King Crimson, dinosauri o alieni?

Siamo stati al concerto milanese della band capitata da Robert Fripp. Ecco cosa succede quando ci sono tre batterie in prima fila sul palco

King Crimson

Qualcuno tra noi, oggi, se la sente ancora di annunciare pubblicamente che tutti i dinosauri sono davvero estinti? Scomparsi proprio tutti dalla faccia della terra?

Soprattutto dopo che gli “ultimi” sette, magnifici, esemplari hanno messo a ferro e fuoco l’Arcimboldi di Milano con una doppietta live da urlo e sold out ampiamente anticipati? Di sicuro i punk non si immaginavano questo come il futuro di una volta, vale a dire il peggiore scenario possibile nella loro idea estetica di rivoluzione musicale. Al punto che band come i King Crimson fanno tuttora il vuoto in scia, riempiono teatri in tutto il mondo, suonano per quasi tre ore a data sconvolgendo così ogni pronostico, ogni improvvisazione disordinata, ogni semplice equazione da bar.

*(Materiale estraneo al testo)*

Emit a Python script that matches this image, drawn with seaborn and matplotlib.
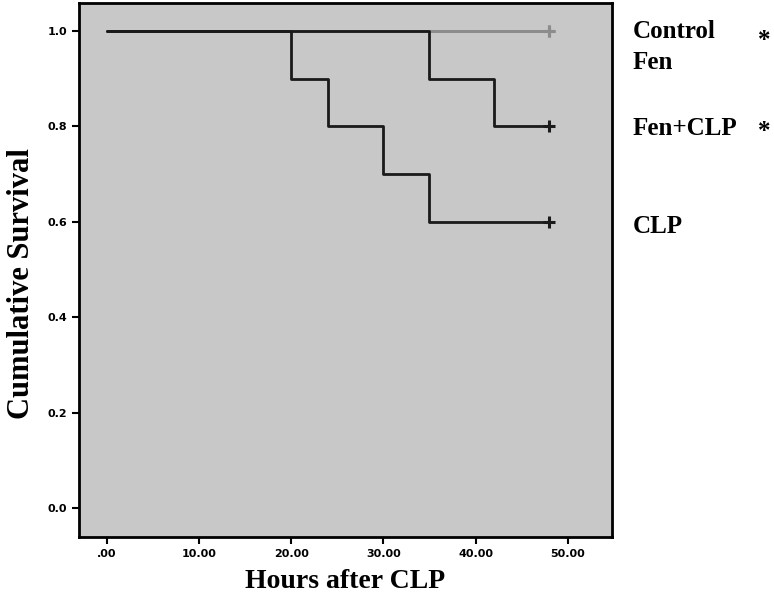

La creatura di Robert Fripp, concetto arcaico se si bada all’essenza vera e aperta di quello che da anni si è trasformato in un b(r)and a tutti gli effetti, si presenta in orario sul palco e compatta come non mai. Le tre batterie (avete capito bene) di Pat Mastelotto, Gavin Harrison e Jeremy Stacey, in prima fila sul palco, costituiscono l’avanguardia sonica cui seguono leggermente defilati il buon Fripp, Jakko Jakszyk, voce e seconda chitarra, Tony Levin ai bassi, e il formidabile Mel Collins ai fiati.